Calvados is more often than not semisweet with aromas and flavors of apples and other fruits and spices. A young Calvados can be harsh and feisty, like a young whiskey, but, like whiskey, mellows and matures beautifully with barrel aging.
Calvados is generally blended from dozens of different apple varieties and is aged in oak barrels at least two years and often much longer. The apple cider, from which calvados is distilled, can be aged for some time before distillation. Some producers insist that distillation should be delayed until the next September harvest, so that their cider receptacles are left empty for as briefly as possible and the cider gets at least 12 months of age, if not more, before being transformed through distillation.
There are dozens of varieties of apples grown in the region and used for cider and calvados production. They range from bitter, acid, bitter-sweet and sweet, with the especially bitter types being favored for Calvados production, while the acid and bitter-sweet varieties are preferred for cider. Around 40 varieties are widely used for Calvados, though the appellation regulations allow 50 distinct varieties.
Boulard Calvados is among the super-premium end of the quality spectrum. Boulard Calvados comes from the famed Pays d’Auge district of Normandy, considered the finest-quality region because of its tradition of quality apples, refinement and double distillation in alembic pot stills. The Boulard Grand Solage VSOP, blended from 4- and 10-year-old oak-aged Calvados, is an unctuous, heady yet balanced, bittersweet, with hints of almonds, vanilla, allspice and ginger wrapped in a slightly woody box.

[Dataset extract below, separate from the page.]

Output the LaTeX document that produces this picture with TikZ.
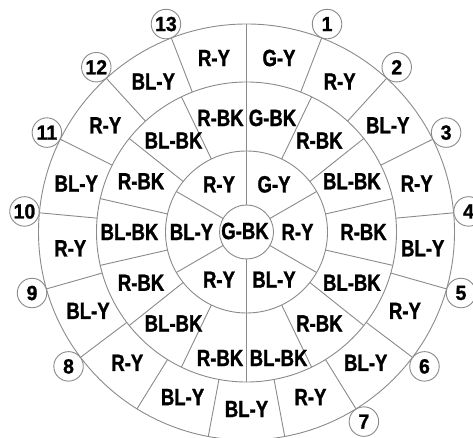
\documentclass[tikz,border=0pt]{standalone}
\usepackage{fontspec}
\setmainfont{Liberation Sans}[FakeStretch=0.79, BoldFeatures={FakeBold=1.2}]
\newfontfamily\digitfont{Liberation Sans}[FakeStretch=0.95, BoldFeatures={FakeBold=1.2}]
\definecolor{linegray}{HTML}{8A8A8A}
\begin{document}
\begin{tikzpicture}[x=1pt,y=1pt,
  ring/.style={draw=linegray, line width=0.9pt},
  lbl/.style={font=\bfseries\fontsize{23.5}{23.5}\selectfont, inner sep=0pt, text=black},
  marker/.style={circle, draw=linegray, line width=0.9pt, fill=white, minimum size=29.5pt, inner sep=0pt, font=\digitfont\bfseries\fontsize{20.5}{20.5}\selectfont}]
\useasboundingbox (0,0) rectangle (473,438);
\clip (0,0) rectangle (473,438);
\begin{scope}[shift={(246.5,206)}]
\coordinate (C) at (0,0);
\draw[ring] (C) circle (27pt) (C) circle (81pt) (C) circle (150pt) (C) circle (208pt);
% inner ring boundaries
\foreach \a in {90,30,-30,-90,-150,150} \draw[ring] (\a:27pt) -- (\a:81pt);
% middle ring boundaries
\foreach \k in {0,...,13} \draw[ring] ({90-\k*360/14}:81pt) -- ({90-\k*360/14}:150pt);
% outer ring boundaries
\foreach \k in {0,...,16} \draw[ring] ({90-\k*360/17}:150pt) -- ({90-\k*360/17}:208pt);
% centre
\node[lbl] (c0) at (-1.5,1) {G-BK};
% inner ring labels
\node[lbl] (in0) at (60:55pt) {G-Y};
\node[lbl] (in1) at (0:51pt) {R-Y};
\node[lbl] (in2) at (-60:55pt) {BL-Y};
\node[lbl] (in3) at (-120:55pt) {R-Y};
\node[lbl] (in4) at (180:55pt) {BL-Y};
\node[lbl] (in5) at (120:55pt) {R-Y};
% middle ring labels
\foreach \t [count=\i from 0] in {G-BK,R-BK,BL-BK,R-BK,BL-BK,R-BK}
  \node[lbl] (mid\i) at ({90-(\i+0.5)*360/14}:117pt) {\t};
\node[lbl, anchor=west] (mid6) at (3,-126) {BL-BK};
\node[lbl, anchor=east] (mid7) at (-3,-126) {R-BK};
\foreach \t [count=\i from 8] in {BL-BK,R-BK,BL-BK,R-BK,BL-BK,R-BK}
  \node[lbl] (mid\i) at ({90-(\i+0.5)*360/14}:117pt) {\t};
% outer ring labels
\foreach \t [count=\i from 0] in {G-Y,R-Y,BL-Y,R-Y,BL-Y,R-Y,BL-Y,R-Y,BL-Y,BL-Y,R-Y,BL-Y,R-Y,BL-Y,R-Y,BL-Y,R-Y}
  \node[lbl] (out\i) at ({90-(\i+0.5)*360/17}:177pt) {\t};
% numbered markers
\foreach \n/\k in {1/1,2/2,3/3,4/4,5/5,6/6,7/7,8/11,9/12,10/13,11/14,12/15,13/16}
  \node[marker] (m\n) at ({90-\k*360/17}:223pt) {\n};
\end{scope}
\end{tikzpicture}
\end{document}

The Boulard Calvados XO de Boulard, blended from 8- to 40-year-old oak-aged Calvados, is a full-bodied, rich, velvety smooth, spirit with aromas and flavors of apples, almost-ripe pears, toasted nuts, quince, raisins, nutmeg, allspice, caramel, star anise, and citrus fruits with a lovely toasty, oily finish. While the pricey Calvados Boulard Millesime 1985 (the year of distillation, not harvest), is a wonderfully complex, warming off-dry spirit, with notes of wood, apple tart, buttery baked apple, coffee, treacle, licorice, spices, and fresh and toasted nuts, followed by a hint of smoke.
Note that there are some who consider all Calvados to be kosher, while others only consider certain brands to be kosher, and some require formal kosher certification. Boulard is officially considered kosher without certification by the Kashruth Authority of the London Beth Din (KLBD), by the Grand Rabbinat du Bas Rhin Beth Din de Strasbourg and by the Consistoire de Paris. As always, those concerned should consult their local or personal kosher food authority.
A.J. Liebling, the longtime New Yorker journalist and famous fresser (read “gourmand”), declared in his 1962 food memoir, Between Meals, that “Calvados … is the best alcohol in the world.” To Liebling, Calvados, “the veritable elixir of Eden,” was much better in every respect to Cognac, which he considered “precocious and superficial” by comparison, even though “millions of Frenchmen are obtuse enough to prefer cognac.” In his 1958 book Normandy Revisited, Liebling opined that Calvados “has a more agreeable bouquet, a warmer touch to the heart, and more outgoing personality than Cognac.”
The list and price of available kosher Cognacs makes Liebling hard to argue with on this. Suffice it to say that if a glass of Cognac is supposed to conjure up images of a visit with French aristocracy, a glass of Calvados reminds one that schmoozing with the hired help is likely to be more diverting.